Распространение христианской эсхатологии и эволюция погребальной обрядности
Христианское учение о всеобщем Воскресении, Страшном Суде и последующем Воздаянии содержалось уже в Новом Завете. Будучи развито и дополнено в сочинениях Отцов и учителей Церкви оно обусловило формирование значительного по объему комплекса христианской культуры, связанного с богослужебным, догматическим и церковно-практическим «оформлением» эсхатологических воззрений. Эсхатологичность христианства, с самых первых десятилетий его существования ориентированного на скорый приход Мессии-Судьи, в известной степени утратила свою напряженность в эпоху становления Византийской империи. Однако учение о посмертной судьбе человека сохраняло стержневое значение в религиозно-мировоззренческой системе Восточнохристианской Церкви.
Христианизация народов Европы, в том числе и славянских, в значительной степени была детерминирована распространением идеи индивидуальной эсхатологии. Историко-культурологические изыскания свидетельствуют, что с разложением патриархальных общностей индивид сам планирует свою судьбу, размышляет над ней и несет на себе груз ответственности. Опыт личного бытия, новые условия жизни разрушают общинное сознание; усиливают способность к рефлексии. Индивид осознает ценность собственной жизни и начинает серьезно относится к факту собственной смертности[612].

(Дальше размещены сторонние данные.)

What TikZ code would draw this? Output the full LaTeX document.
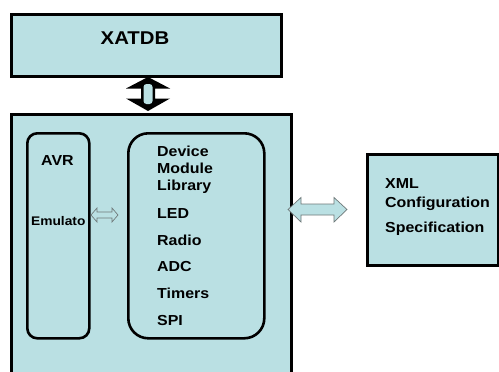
\documentclass[tikz,border=0pt]{standalone}
\usepackage{fontspec}
\setmainfont[FakeStretch=1.1]{Liberation Sans}
\definecolor{boxfill}{RGB}{186,224,227}
\definecolor{arrowline}{RGB}{110,120,120}
\tikzset{
  outerbox/.style={draw=black, fill=boxfill, line width=3pt, anchor=north west, inner sep=0pt},
  roundbox/.style={draw=black, fill=boxfill, line width=2.6pt, anchor=north west, inner sep=0pt},
  lbl/.style={font=\bfseries\fontsize{14.5}{16}\selectfont, anchor=base west, inner sep=0pt},
  blockarrow/.style={draw=arrowline, fill=boxfill, line width=0.7pt, line join=miter}
}
\begin{document}
\begin{tikzpicture}[x=1pt,y=-1pt]
\useasboundingbox (0,0) rectangle (499,372);
\clip (0,0) rectangle (499,372);
\fill[white] (0,0) rectangle (499,372);

% boxes
\node[outerbox, minimum width=270pt, minimum height=62pt] (xatdb) at (10,13) {};
\node[outerbox, minimum width=280pt, minimum height=300pt] (main) at (10,113) {};
\node[roundbox, rounded corners=10pt, minimum width=62pt, minimum height=205pt] (avr) at (26,132) {};
\node[roundbox, rounded corners=20pt, minimum width=136pt, minimum height=205pt] (dev) at (127,132) {};
\node[outerbox, minimum width=131pt, minimum height=111pt] (xml) at (366,153) {};

% texts
\node[font=\bfseries\fontsize{18.5}{20}\selectfont, anchor=base, inner sep=0pt] (t0) at (135,45) {XATDB};
\node[lbl] (tavr) at (41,165.7) {AVR};
\node[font=\bfseries\fontsize{12.5}{14}\selectfont, anchor=base west, inner sep=0pt] (temu) at (31,225) {Emulato};
\node[lbl] (t1) at (157,156) {Device};
\node[lbl] (t2) at (157,173) {Module};
\node[lbl] (t3) at (157,190.5) {Library};
\node[lbl] (t4) at (157,218.3) {LED};
\node[lbl] (t5) at (157,245) {Radio};
\node[lbl] (t6) at (157,271.7) {ADC};
\node[lbl] (t7) at (157,298.3) {Timers};
\node[lbl] (t8) at (157,325) {SPI};
\node[lbl] (x1) at (385,188.4) {XML};
\node[lbl] (x2) at (385,207.5) {Configuration};
\node[lbl] (x3) at (385,232) {Specification};

% vertical block arrow between XATDB and main
\fill[black] (148,77) -- (170,88.5) -- (155,88.5) -- (155,98.5) -- (170,98.5) -- (148,111)
  -- (126,98.5) -- (141,98.5) -- (141,88.5) -- (126,88.5) -- cycle;
\fill[boxfill, rounded corners=3pt] (143.5,84) rectangle (152.5,104);

% small double arrow between AVR and device library
\draw[blockarrow, fill=boxfill] (91,215) -- (97,208) -- (97,212) -- (112,212) -- (112,208) -- (118,215)
  -- (112,222) -- (112,218) -- (97,218) -- (97,222) -- cycle;

% double arrow between main and XML
\draw[blockarrow] (288,209.5) -- (301,197.5) -- (301,204) -- (334,204) -- (334,197.5) -- (347,209.5)
  -- (334,222) -- (334,215) -- (301,215) -- (301,222) -- cycle;
\end{tikzpicture}
\end{document}
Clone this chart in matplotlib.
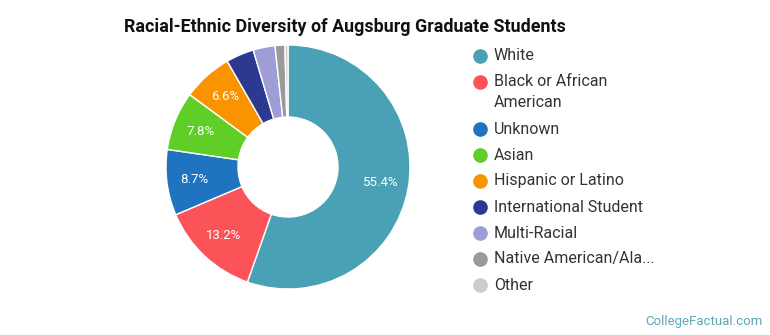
import matplotlib
matplotlib.use("Agg")
import matplotlib.pyplot as plt
import numpy as np

plt.rcParams['font.family'] = ['Roboto', 'DejaVu Sans']

# Data
categories = ["White", "Black or African\nAmerican", "Unknown", "Asian",
              "Hispanic or Latino", "International Student", "Multi-Racial",
              "Native American/Ala...", "Other"]
shares = [55.4, 13.2, 8.7, 7.8, 6.6, 3.7, 2.9, 1.3, 0.4]
colors = ["#4aa0b5", "#fc5359", "#1f74c0", "#5fcf27", "#fa9300",
          "#2b3990", "#9e9dd6", "#9a9a9a", "#cccccc"]

W, H = 770, 335
fig = plt.figure(figsize=(W / 100, H / 100), dpi=100)

# Donut
ax = fig.add_axes([166 / W, (H - 289) / H, 244 / W, 244 / H])
ax.pie(shares, colors=colors, startangle=90, counterclock=False,
       radius=1.0, wedgeprops=dict(width=0.59, edgecolor="white", linewidth=1))
ax.set_xlim(-1, 1)
ax.set_ylim(-1, 1)
ax.set_aspect("equal")
ax.axis("off")

# Percent labels on the bigger slices
cum = np.cumsum([0] + shares[:-1])
for start, val in zip(cum, shares):
    if val < 5:
        continue
    ang = np.deg2rad(90 - (start + val / 2) * 3.6)
    r = 0.77
    ax.text(r * np.cos(ang), r * np.sin(ang), f"{val:.1f}%", ha="center", va="center",
            color="white", fontsize=9.5)

# Title
fig.text(124 / W, 1 - 27 / H, "Racial-Ethnic Diversity of Augsburg Graduate Students",
         fontsize=12.9, fontweight="bold", va="center", ha="left", color="#111111")

# Legend drawn by hand
y = 56
for lab, c in zip(categories, colors):
    fig.add_artist(plt.Line2D([480 / W], [1 - y / H], marker="o", markersize=9.5,
                              color=c, linestyle="none", transform=fig.transFigure))
    lines = lab.split("\n")
    for k, line in enumerate(lines):
        fig.text(494 / W, 1 - (y + 21 * k) / H, line, fontsize=11.5, color="#333333",
                 va="center", ha="left")
    y += 26 + 21 * (len(lines) - 1)

# Watermark
fig.text(763 / W, 1 - 321 / H, "CollegeFactual.com", ha="right", va="center",
         fontsize=9.5, color="#5aa7b8")

fig.savefig("out.png", dpi=100)
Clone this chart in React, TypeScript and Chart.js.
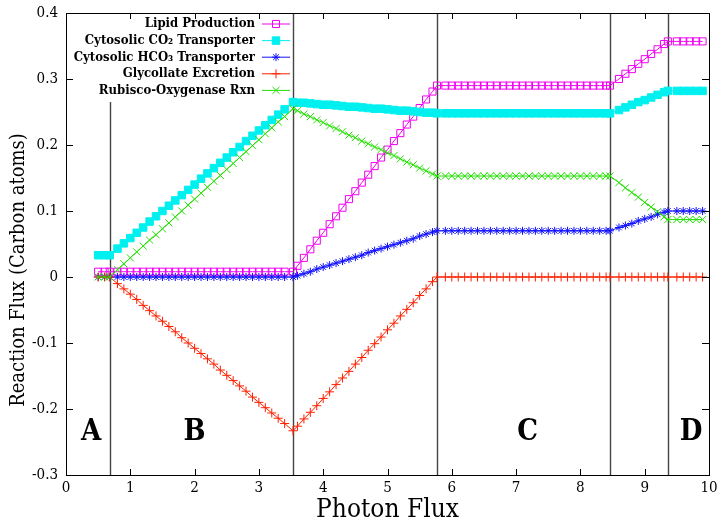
import React, { useEffect, useRef } from "react";
import { Chart, registerables } from "chart.js";

Chart.register(...registerables);

// Photon flux sample points
const PHOTON_FLUX = [
  0.5, 0.6, 0.68,
  0.8, 0.9, 1.0, 1.1, 1.2, 1.3, 1.4, 1.5, 1.6, 1.7, 1.8, 1.9, 2.0, 2.1, 2.2, 2.3, 2.4, 2.5, 2.6, 2.7, 2.8, 2.9, 3.0, 3.1, 3.2, 3.3, 3.4, 3.53,
  3.6, 3.7, 3.8, 3.9, 4.0, 4.1, 4.2, 4.3, 4.4, 4.5, 4.6, 4.7, 4.8, 4.9, 5.0, 5.1, 5.2, 5.3, 5.4, 5.5, 5.6, 5.7, 5.77,
  5.9, 6.0, 6.1, 6.2, 6.3, 6.4, 6.5, 6.6, 6.7, 6.8, 6.9, 7.0, 7.1, 7.2, 7.3, 7.4, 7.5, 7.6, 7.7, 7.8, 7.9, 8.0, 8.1, 8.2, 8.3, 8.4, 8.46,
  8.6, 8.7, 8.8, 8.9, 9.0, 9.1, 9.2, 9.3, 9.36,
  9.5, 9.6, 9.7, 9.8, 9.9,
];

const LIPID = [
  0.008, 0.008, 0.008,
  0.008, 0.008, 0.008, 0.008, 0.008, 0.008, 0.008, 0.008, 0.008,
  0.008, 0.008, 0.008, 0.008, 0.008, 0.008, 0.008, 0.008, 0.008,
  0.008, 0.008, 0.008, 0.008, 0.008, 0.008, 0.008, 0.008, 0.008, 0.008,
  0.017, 0.029, 0.042, 0.055, 0.067, 0.080, 0.092, 0.105, 0.118, 0.130, 0.143, 0.155,
  0.168, 0.181, 0.193, 0.206, 0.218, 0.231, 0.243, 0.256, 0.269, 0.281, 0.290,
  0.290, 0.290, 0.290, 0.290, 0.290, 0.290, 0.290, 0.290, 0.290,
  0.290, 0.290, 0.290, 0.290, 0.290, 0.290, 0.290, 0.290, 0.290,
  0.290, 0.290, 0.290, 0.290, 0.290, 0.290, 0.290, 0.290, 0.290,
  0.300, 0.308, 0.315, 0.323, 0.330, 0.338, 0.345, 0.353, 0.357,
  0.357, 0.357, 0.357, 0.357, 0.357,
];

const CO2_TRANSPORT = [
  0.033, 0.033, 0.033,
  0.043, 0.051, 0.059, 0.067, 0.075, 0.084, 0.092, 0.100, 0.108, 0.116,
  0.124, 0.132, 0.140, 0.149, 0.157, 0.165, 0.173, 0.181, 0.189, 0.197,
  0.206, 0.214, 0.222, 0.230, 0.238, 0.246, 0.254, 0.265,
  0.264, 0.264, 0.263, 0.262, 0.261, 0.261, 0.260, 0.259, 0.258, 0.258, 0.257, 0.256,
  0.255, 0.255, 0.254, 0.253, 0.252, 0.252, 0.251, 0.250, 0.249, 0.249, 0.248,
  0.248, 0.248, 0.248, 0.248, 0.248, 0.248, 0.248, 0.248, 0.248,
  0.248, 0.248, 0.248, 0.248, 0.248, 0.248, 0.248, 0.248, 0.248,
  0.248, 0.248, 0.248, 0.248, 0.248, 0.248, 0.248, 0.248, 0.248,
  0.253, 0.257, 0.261, 0.265, 0.268, 0.272, 0.276, 0.280, 0.282,
  0.282, 0.282, 0.282, 0.282, 0.282,
];

const HCO3_TRANSPORT = [
  0, 0, 0,
  0, 0, 0, 0, 0, 0, 0, 0, 0, 0,
  0, 0, 0, 0, 0, 0, 0, 0, 0, 0,
  0, 0, 0, 0, 0, 0, 0, 0,
  0.002, 0.005, 0.008, 0.012, 0.015, 0.018, 0.021, 0.024, 0.027, 0.030, 0.033, 0.037,
  0.040, 0.043, 0.046, 0.049, 0.052, 0.055, 0.058, 0.062, 0.065, 0.068, 0.070,
  0.070, 0.070, 0.070, 0.070, 0.070, 0.070, 0.070, 0.070, 0.070,
  0.070, 0.070, 0.070, 0.070, 0.070, 0.070, 0.070, 0.070, 0.070,
  0.070, 0.070, 0.070, 0.070, 0.070, 0.070, 0.070, 0.070, 0.070,
  0.075, 0.078, 0.081, 0.085, 0.088, 0.091, 0.095, 0.098, 0.100,
  0.100, 0.100, 0.100, 0.100, 0.100,
];

const GLYCOLLATE = [
  0, 0, 0,
  -0.010, -0.018, -0.026, -0.034, -0.043, -0.051, -0.059, -0.067, -0.075, -0.083,
  -0.092, -0.100, -0.108, -0.116, -0.124, -0.132, -0.141, -0.149, -0.157, -0.165,
  -0.173, -0.182, -0.190, -0.198, -0.206, -0.214, -0.222, -0.233,
  -0.226, -0.215, -0.205, -0.195, -0.184, -0.174, -0.163, -0.153, -0.143, -0.132, -0.122, -0.111,
  -0.101, -0.091, -0.080, -0.070, -0.059, -0.049, -0.039, -0.028, -0.018, -0.007, 0,
  0, 0, 0, 0, 0, 0, 0, 0, 0,
  0, 0, 0, 0, 0, 0, 0, 0, 0,
  0, 0, 0, 0, 0, 0, 0, 0, 0,
  0, 0, 0, 0, 0, 0, 0, 0, 0,
  0, 0, 0, 0, 0,
];

const RUBISCO_OXY = [
  0, 0, 0,
  0.011, 0.020, 0.029, 0.038, 0.047, 0.056, 0.064, 0.073, 0.082, 0.091,
  0.100, 0.109, 0.118, 0.127, 0.136, 0.145, 0.154, 0.163, 0.172, 0.181,
  0.190, 0.199, 0.208, 0.217, 0.226, 0.235, 0.243, 0.255,
  0.252, 0.247, 0.243, 0.238, 0.234, 0.229, 0.225, 0.220, 0.215, 0.211, 0.206, 0.202,
  0.197, 0.193, 0.188, 0.184, 0.179, 0.174, 0.170, 0.165, 0.161, 0.156, 0.153,
  0.153, 0.153, 0.153, 0.153, 0.153, 0.153, 0.153, 0.153, 0.153,
  0.153, 0.153, 0.153, 0.153, 0.153, 0.153, 0.153, 0.153, 0.153,
  0.153, 0.153, 0.153, 0.153, 0.153, 0.153, 0.153, 0.153, 0.153,
  0.143, 0.135, 0.128, 0.121, 0.113, 0.106, 0.099, 0.091, 0.087,
  0.087, 0.087, 0.087, 0.087, 0.087,
];

const SERIES_LABELS = [
  "Lipid Production",
  "Cytosolic CO\u2082 Transporter",
  "Cytosolic HCO\u2083 Transporter",
  "Glycollate Excretion",
  "Rubisco-Oxygenase Rxn",
];

const X_TICKS = [0, 1, 2, 3, 4, 5, 6, 7, 8, 9, 10];
const Y_TICKS = [-0.3, -0.2, -0.1, 0, 0.1, 0.2, 0.3, 0.4];

// Regime boundaries (photon flux) and the flux value where each boundary line ends
const BOUNDARIES = [0.68, 3.53, 5.77, 8.46, 9.36];
const BOUNDARY_TOPS = [0.265, 0.4, 0.4, 0.4, 0.4];
const REGION_LABELS = ["A", "B", "C", "D"];
const REGION_X = [0.39, 2.0, 7.18, 9.72];
const REGION_Y = -0.235;

const FONT = "'DejaVu Serif Condensed', 'DejaVu Serif', serif";

const STYLES = [
  { color: "#f000f0", fill: "rgba(0,0,0,0)", pointStyle: "rect", radius: 5, order: 4 },
  { color: "#00f0f0", fill: "#00f0f0", pointStyle: "rect", radius: 5.3, order: 3 },
  { color: "#1010ff", fill: "#1010ff", pointStyle: "star", radius: 4, order: 2 },
  { color: "#ff2000", fill: "#ff2000", pointStyle: "cross", radius: 4.5, order: 1 },
  { color: "#22e000", fill: "#22e000", pointStyle: "crossRot", radius: 5, order: 0 },
];

function drawMarker(ctx: CanvasRenderingContext2D, style: string, x: number, y: number, r: number, color: string, fill: string) {
  ctx.save();
  ctx.strokeStyle = color;
  ctx.fillStyle = fill;
  ctx.lineWidth = 1;
  ctx.beginPath();
  if (style === "rect") {
    const s = r / Math.SQRT2;
    ctx.rect(x - s, y - s, 2 * s, 2 * s);
    ctx.fill();
    ctx.stroke();
  } else if (style === "cross" || style === "star") {
    ctx.moveTo(x, y - r); ctx.lineTo(x, y + r);
    ctx.moveTo(x - r, y); ctx.lineTo(x + r, y);
    if (style === "star") {
      const d = r * Math.SQRT1_2;
      ctx.moveTo(x - d, y - d); ctx.lineTo(x + d, y + d);
      ctx.moveTo(x + d, y - d); ctx.lineTo(x - d, y + d);
    }
    ctx.stroke();
  } else if (style === "crossRot") {
    const d = r * Math.SQRT1_2;
    ctx.moveTo(x - d, y - d); ctx.lineTo(x + d, y + d);
    ctx.moveTo(x + d, y - d); ctx.lineTo(x - d, y + d);
    ctx.stroke();
  }
  ctx.restore();
}

const overlayPlugin = {
  id: "overlay",
  beforeDatasetsDraw(chart: any) {
    const { ctx, scales } = chart;
    const xs = scales.x, ys = scales.y;
    ctx.save();
    ctx.strokeStyle = "#444";
    ctx.lineWidth = 1.4;
    BOUNDARIES.forEach((b, i) => {
      const px = Math.round(xs.getPixelForValue(b)) + 0.5;
      ctx.beginPath();
      ctx.moveTo(px, ys.getPixelForValue(-0.3));
      ctx.lineTo(px, ys.getPixelForValue(BOUNDARY_TOPS[i]));
      ctx.stroke();
    });
    ctx.restore();
  },
  afterDraw(chart: any) {
    const { ctx, chartArea, scales } = chart;
    const xs = scales.x, ys = scales.y;
    const { left, right, top, bottom } = chartArea;
    ctx.save();
    // frame
    ctx.strokeStyle = "#000";
    ctx.lineWidth = 1;
    ctx.strokeRect(Math.round(left) + 0.5, Math.round(top) + 0.5, Math.round(right - left), Math.round(bottom - top));
    // inward ticks on all sides
    ctx.beginPath();
    X_TICKS.forEach((v) => {
      const px = Math.round(xs.getPixelForValue(v)) + 0.5;
      ctx.moveTo(px, bottom); ctx.lineTo(px, bottom - 6);
      ctx.moveTo(px, top); ctx.lineTo(px, top + 6);
    });
    Y_TICKS.forEach((v) => {
      const py = Math.round(ys.getPixelForValue(v)) + 0.5;
      ctx.moveTo(left, py); ctx.lineTo(left + 7, py);
      ctx.moveTo(right, py); ctx.lineTo(right - 7, py);
    });
    ctx.stroke();

    // region letters
    ctx.fillStyle = "#000";
    ctx.font = `bold 29px ${FONT}`;
    ctx.textAlign = "center";
    ctx.textBaseline = "middle";
    REGION_LABELS.forEach((t, i) => {
      ctx.fillText(t, xs.getPixelForValue(REGION_X[i]), ys.getPixelForValue(REGION_Y));
    });

    // legend
    ctx.font = `bold 13px ${FONT}`;
    ctx.textAlign = "right";
    ctx.textBaseline = "middle";
    SERIES_LABELS.forEach((label, i) => {
      const yy = top + 11 + i * 16.6;
      const st = STYLES[i];
      ctx.fillStyle = "#000";
      ctx.fillText(label, left + 189, yy);
      ctx.strokeStyle = st.color;
      ctx.lineWidth = 1;
      ctx.beginPath();
      ctx.moveTo(left + 196, yy);
      ctx.lineTo(left + 224, yy);
      ctx.stroke();
      drawMarker(ctx, st.pointStyle, left + 210, yy, st.radius, st.color, st.fill);
    });

    // axis titles
    ctx.fillStyle = "#000";
    ctx.font = `26px ${FONT}`;
    ctx.textAlign = "center";
    ctx.textBaseline = "alphabetic";
    ctx.fillText("Photon Flux", (left + right) / 2, 517);
    ctx.save();
    ctx.font = `20px ${FONT}`;
    ctx.translate(19, 270);
    ctx.rotate(-Math.PI / 2);
    ctx.textBaseline = "middle";
    ctx.fillText("Reaction Flux (Carbon atoms)", 0, 0);
    ctx.restore();
    ctx.restore();
  },
};

export default function App() {
  const ref = useRef<HTMLCanvasElement | null>(null);
  useEffect(() => {
    if (!ref.current) return;
    const seriesValues = [LIPID, CO2_TRANSPORT, HCO3_TRANSPORT, GLYCOLLATE, RUBISCO_OXY];
    const datasets = seriesValues.map((vals, i) => {
      const st = STYLES[i];
      return {
        label: SERIES_LABELS[i],
        data: PHOTON_FLUX.map((x, j) => ({ x, y: vals[j] })),
        borderColor: st.color,
        backgroundColor: st.fill,
        borderWidth: 1,
        pointStyle: st.pointStyle,
        pointRadius: st.radius,
        pointBorderWidth: 1,
        pointBorderColor: st.color,
        pointBackgroundColor: st.fill,
        tension: 0,
        fill: false,
        order: st.order,
      };
    });
    const chart = new Chart(ref.current, {
      type: "line",
      data: { datasets } as any,
      options: {
        animation: false,
        responsive: true,
        maintainAspectRatio: false,
        devicePixelRatio: 1,
        layout: { padding: { top: 13, right: 8, left: 0, bottom: 0 } },
        plugins: { legend: { display: false }, tooltip: { enabled: false } },
        events: [],
        scales: {
          x: {
            type: "linear",
            min: 0,
            max: 10,
            afterFit: (s: any) => { s.height = 45; s.paddingLeft = 0; s.paddingRight = 0; },
            afterBuildTicks: (s: any) => { s.ticks = X_TICKS.map((v) => ({ value: v })); },
            grid: { display: false, drawTicks: false },
            border: { display: false },
            ticks: {
              color: "#000",
              padding: 4,
              maxRotation: 0,
              font: { family: FONT, size: 15 },
              callback: (v: any) => String(v),
            },
          },
          y: {
            type: "linear",
            min: -0.3,
            max: 0.4,
            afterFit: (s: any) => { s.width = 66; s.paddingTop = 0; s.paddingBottom = 0; },
            afterBuildTicks: (s: any) => { s.ticks = Y_TICKS.map((v) => ({ value: v })); },
            grid: { display: false, drawTicks: false },
            border: { display: false },
            ticks: {
              color: "#000",
              padding: 8,
              font: { family: FONT, size: 15 },
              callback: (v: any) => (Math.abs(v) < 1e-9 ? "0" : Number(v).toFixed(1)),
            },
          },
        },
      } as any,
      plugins: [overlayPlugin],
    });
    return () => chart.destroy();
  }, []);
  return (
    <div style={{ position: "fixed", left: 0, top: 0, width: 717, height: 520, background: "#fff" }}>
      <canvas ref={ref} />
    </div>
  );
}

Представляется, что ключевое значение для анализа процессов изменения традиционных представлений о смерти на Руси имеет летописный рассказ о наставлении в христианской вере князя Владимира Святославича неким греческим «философом». Достаточно подробная «Речь философа» заканчивалась изложением церковного учения о конце мира: «Поставил же есть Богъ единъ день, в не же хощет судити, пришедъ с небесе, живымъ и мертвымъ, и въздати комуждо по деломъ его: праведнымъ царство небесное, и красоту неизреченьну, веселье без конца, и не умирати въ веки; грешником мука огнена, и червь неусыпаяй, и муце не будеть конца. Сица же будуть мученья, иже не веруеть къ Богу нашему Иисусу Христу: мучими будут в огни, иже ся не крестить». Сказав эти слова, «философ» «показа Володимеру запону, на ней же бе написано судище Господне, показываше ему о десну праведныя в весельи предъидуща въ рай, а о шююю грешники идуща в муку». «Володимеръ же вздохнувъ, рече: “Добро симъ о десную, горе же симъ о шююю”»[613]. Несмотря на то, что повествование о Страшном Cуде являлось обязательным завершающим элементом в катехизических наставлениях, здесь мы встречаем необычный пример наглядной агитации – «запону» с соответствующей картиной. Интересно, что византийская иконография Страшного Cуда складывается именно в XI в.[614] Возможно, изображение на «запоне» было одним из свидетельств разработки данного сюжета.